By Jennifer Whitlock
Field Editor

After suffering through the coldest temperatures the area has seen in more than 30 years, Rio Grande Valley farmers and ranchers are assessing the damages left in Winter Storm Uri’s wake.

“We hit a low of 21 degrees, and over a three- to four-day period, we probably had 30 plus hours below freezing and 10 to 16 hours below that critical 28 degrees,” Jim Hearn, Texas Farm Bureau Radio Network Rio Grande Valley correspondent, said. “Row crops that had been planted will have to be replanted.”

Citrus trees are still being evaluated, but many trees show signs of damage. About half of the region’s grapefruit crop and 80 percent of the Valencia orange crop was still in the field when the storms hit.

Very little of the remaining grapefruit crop will be salvageable even for juice, according to Hearn. The quick return to warmer temperatures likely turned the fruit into mush.

Chances for a commercial Rio Grande Valley citrus crop in 2021 are doubtful. Lemon and lime blossoms are black, and new growth is dying on the tree, Hearn noted in an interview on the Texas Farm Bureau Radio Network.
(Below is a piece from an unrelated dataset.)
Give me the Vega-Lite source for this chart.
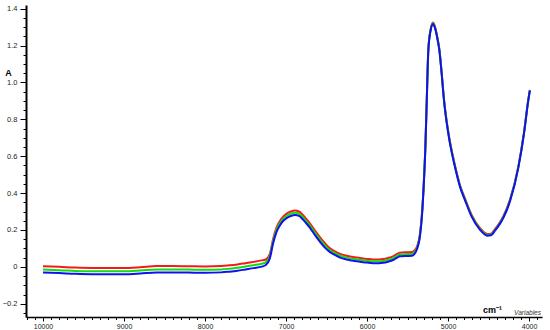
{
  "$schema": "https://vega.github.io/schema/vega-lite/v6.json",
  "autosize": {"type": "none"},
  "padding": {"left": 26, "top": 5, "right": 8, "bottom": 13},
  "width": 516,
  "height": 312,
  "background": "white",
  "config": {"view": {"stroke": null}, "font": "Liberation Sans"},
  "data": {"values": [
    {"w":10000,"r":0.003,"g":-0.015,"b":-0.031},
    {"w":9800,"r":0.0,"g":-0.018,"b":-0.034},
    {"w":9600,"r":-0.004,"g":-0.022,"b":-0.038},
    {"w":9400,"r":-0.006,"g":-0.024,"b":-0.04},
    {"w":9200,"r":-0.006,"g":-0.024,"b":-0.04},
    {"w":9000,"r":-0.006,"g":-0.024,"b":-0.04},
    {"w":8800,"r":-0.002,"g":-0.02,"b":-0.036},
    {"w":8600,"r":0.004,"g":-0.014,"b":-0.03},
    {"w":8400,"r":0.004,"g":-0.014,"b":-0.03},
    {"w":8200,"r":0.003,"g":-0.015,"b":-0.031},
    {"w":8000,"r":0.002,"g":-0.016,"b":-0.032},
    {"w":7800,"r":0.004,"g":-0.014,"b":-0.03},
    {"w":7700,"r":0.008,"g":-0.01,"b":-0.026},
    {"w":7600,"r":0.013,"g":-0.005,"b":-0.021},
    {"w":7500,"r":0.02,"g":0.002,"b":-0.014},
    {"w":7400,"r":0.027,"g":0.009,"b":-0.007},
    {"w":7300,"r":0.035,"g":0.017,"b":0.001},
    {"w":7250,"r":0.04,"g":0.024,"b":0.01},
    {"w":7200,"r":0.07,"g":0.058,"b":0.046},
    {"w":7160,"r":0.15,"g":0.138,"b":0.126},
    {"w":7120,"r":0.21,"g":0.198,"b":0.186},
    {"w":7074,"r":0.25,"g":0.238,"b":0.226},
    {"w":7030,"r":0.275,"g":0.263,"b":0.251},
    {"w":6988,"r":0.29,"g":0.278,"b":0.266},
    {"w":6940,"r":0.3,"g":0.288,"b":0.276},
    {"w":6889,"r":0.305,"g":0.293,"b":0.281},
    {"w":6840,"r":0.3,"g":0.288,"b":0.276},
    {"w":6790,"r":0.28,"g":0.268,"b":0.256},
    {"w":6740,"r":0.255,"g":0.243,"b":0.231},
    {"w":6704,"r":0.235,"g":0.223,"b":0.211},
    {"w":6640,"r":0.195,"g":0.183,"b":0.171},
    {"w":6580,"r":0.16,"g":0.148,"b":0.136},
    {"w":6520,"r":0.128,"g":0.116,"b":0.104},
    {"w":6457,"r":0.1,"g":0.09,"b":0.08},
    {"w":6400,"r":0.085,"g":0.075,"b":0.065},
    {"w":6333,"r":0.07,"g":0.06,"b":0.05},
    {"w":6250,"r":0.06,"g":0.05,"b":0.04},
    {"w":6150,"r":0.052,"g":0.042,"b":0.032},
    {"w":6086,"r":0.048,"g":0.038,"b":0.028},
    {"w":6000,"r":0.043,"g":0.033,"b":0.023},
    {"w":5926,"r":0.04,"g":0.03,"b":0.02},
    {"w":5850,"r":0.04,"g":0.03,"b":0.02},
    {"w":5802,"r":0.042,"g":0.032,"b":0.022},
    {"w":5740,"r":0.048,"g":0.038,"b":0.028},
    {"w":5679,"r":0.057,"g":0.047,"b":0.037},
    {"w":5630,"r":0.07,"g":0.06,"b":0.05},
    {"w":5593,"r":0.077,"g":0.067,"b":0.057},
    {"w":5520,"r":0.079,"g":0.069,"b":0.059},
    {"w":5444,"r":0.08,"g":0.07,"b":0.06},
    {"w":5410,"r":0.09,"g":0.081,"b":0.072},
    {"w":5383,"r":0.11,"g":0.103,"b":0.097},
    {"w":5346,"r":0.18,"g":0.173,"b":0.167},
    {"w":5320,"r":0.3,"g":0.294,"b":0.288},
    {"w":5300,"r":0.45,"g":0.446,"b":0.442},
    {"w":5280,"r":0.65,"g":0.647,"b":0.644},
    {"w":5263,"r":0.9,"g":0.897,"b":0.894},
    {"w":5243,"r":1.18,"g":1.177,"b":1.174},
    {"w":5214,"r":1.29,"g":1.287,"b":1.284},
    {"w":5185,"r":1.325,"g":1.321,"b":1.317},
    {"w":5160,"r":1.3,"g":1.297,"b":1.294},
    {"w":5130,"r":1.24,"g":1.237,"b":1.234},
    {"w":5107,"r":1.18,"g":1.177,"b":1.174},
    {"w":5080,"r":1.06,"g":1.057,"b":1.054},
    {"w":5050,"r":0.91,"g":0.906,"b":0.902},
    {"w":4996,"r":0.73,"g":0.725,"b":0.721},
    {"w":4914,"r":0.55,"g":0.545,"b":0.541},
    {"w":4850,"r":0.44,"g":0.435,"b":0.431},
    {"w":4790,"r":0.37,"g":0.365,"b":0.361},
    {"w":4707,"r":0.28,"g":0.275,"b":0.271},
    {"w":4605,"r":0.21,"g":0.205,"b":0.201},
    {"w":4515,"r":0.178,"g":0.173,"b":0.169},
    {"w":4470,"r":0.18,"g":0.175,"b":0.171},
    {"w":4420,"r":0.205,"g":0.2,"b":0.196},
    {"w":4370,"r":0.235,"g":0.23,"b":0.226},
    {"w":4317,"r":0.275,"g":0.27,"b":0.266},
    {"w":4235,"r":0.365,"g":0.36,"b":0.356},
    {"w":4132,"r":0.545,"g":0.541,"b":0.538},
    {"w":4062,"r":0.73,"g":0.727,"b":0.724},
    {"w":4010,"r":0.905,"g":0.902,"b":0.9},
    {"w":3990,"r":0.96,"g":0.958,"b":0.956}
  ]},
  "transform": [{"fold": ["r", "g", "b"], "as": ["s", "A"]}],
  "resolve": {"axis": {"x": "independent", "y": "independent"}},
  "layer": [
    {
      "mark": {"type": "line", "interpolate": "monotone", "clip": true},
      "encoding": {
        "x": {"field": "w", "type": "quantitative",
          "scale": {"domain": [3840, 10210], "reverse": true, "nice": false, "zero": false},
          "axis": {"orient": "bottom", "values": [10000, 9000, 8000, 7000, 6000, 5000, 4000], "format": "d",
            "grid": false, "domainColor": "#000", "domainWidth": 1.5, "tickColor": "#000", "tickSize": 4, "tickWidth": 1,
            "labelFontSize": 7, "labelColor": "#222", "labelPadding": 1, "labelFont": "Liberation Sans",
            "title": "cm⁻¹", "titleFontSize": 9, "titleFontWeight": "bold", "titleColor": "#000",
            "titleX": 466, "titleY": -8, "titleAnchor": "middle", "titleBaseline": "middle"}},
        "y": {"field": "A", "type": "quantitative",
          "scale": {"domain": [-0.272, 1.42], "nice": false, "zero": false},
          "axis": {"orient": "left", "values": [-0.2, 0, 0.2, 0.4, 0.6, 0.8, 1.0, 1.2, 1.4],
            "labelExpr": "datum.value == 0 ? '0' : format(datum.value, '.1f')",
            "grid": false, "domainColor": "#000", "domainWidth": 2, "tickColor": "#000", "tickSize": 6, "tickWidth": 1,
            "labelFontSize": 7.5, "labelColor": "#222", "labelPadding": 3, "labelFont": "Liberation Sans",
            "title": "A", "titleAngle": 0, "titleFontSize": 9, "titleFontWeight": "bold", "titleColor": "#000",
            "titleX": -18, "titleY": 67, "titleAlign": "center", "titleBaseline": "middle"}},
        "color": {"field": "s", "type": "nominal", "scale": {"domain": ["r", "g", "b"], "range": ["#f51a1a", "#10dc10", "#1010f0"]}, "legend": null},
        "strokeWidth": {"field": "s", "type": "nominal", "scale": {"domain": ["r", "g", "b"], "range": [2, 2, 3]}, "legend": null}
      }
    },
    {
      "mark": {"type": "line", "opacity": 0, "clip": true},
      "encoding": {
        "x": {"field": "w", "type": "quantitative",
          "scale": {"domain": [3840, 10210], "reverse": true, "nice": false, "zero": false},
          "axis": {"orient": "bottom", "values": [10200,10100,9900,9800,9700,9600,9500,9400,9300,9200,9100,8900,8800,8700,8600,8500,8400,8300,8200,8100,7900,7800,7700,7600,7500,7400,7300,7200,7100,6900,6800,6700,6600,6500,6400,6300,6200,6100,5900,5800,5700,5600,5500,5400,5300,5200,5100,4900,4800,4700,4600,4500,4400,4300,4200,4100,3900],
            "labels": false, "domain": false, "grid": false, "tickColor": "#000", "tickSize": 2.5, "tickWidth": 1,
            "title": "Variables", "titleFontSize": 6.5, "titleFontStyle": "italic", "titleFontWeight": "normal", "titleColor": "#333",
            "titleX": 501, "titleY": -5, "titleAnchor": "middle", "titleBaseline": "middle"}},
        "y": {"field": "A", "type": "quantitative",
          "scale": {"domain": [-0.272, 1.42], "nice": false, "zero": false},
          "axis": {"orient": "left", "values": [-0.25,-0.15,-0.1,-0.05,0.05,0.1,0.15,0.25,0.3,0.35,0.45,0.5,0.55,0.65,0.7,0.75,0.85,0.9,0.95,1.05,1.1,1.15,1.25,1.3,1.35],
            "labels": false, "domain": false, "grid": false, "tickColor": "#000", "tickSize": 3, "tickWidth": 1, "title": null}},
        "detail": {"field": "s", "type": "nominal"}
      }
    }
  ]
}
“Hedgers will be rolling in the Valley very shortly to find out how much we’re going to have to trim back these trees, but it could be as much as 18 inches,” he said.

Vegetable growers were hit hard, too.

Most mature onions were already harvested, but much was still left in the field. There will probably be a marketing gap in the produce sector because Mexican growers and others in the South were also affected by the spate of extreme winter weather.

“The packing sheds were shut down because of lack of electricity,” Hearn said. “So, vegetables and other food was not packed, and because of the icy roads, truck traffic heading into the Valley to pick up produce was basically halted.”

Sugarcane growers who would normally be at peak harvest are also seeing damages to their crops.

The freezing temperatures caused the moisture in the plants’ canes to swell and eventually split the canes open. Hearn noted as the weather warms back up, the sugar content will begin to evaporate from the split cane, causing major losses.

“With several thousand acres remaining to be harvested, this year’s sugar cane is going to cost growers millions of dollars in lost revenue,” he said.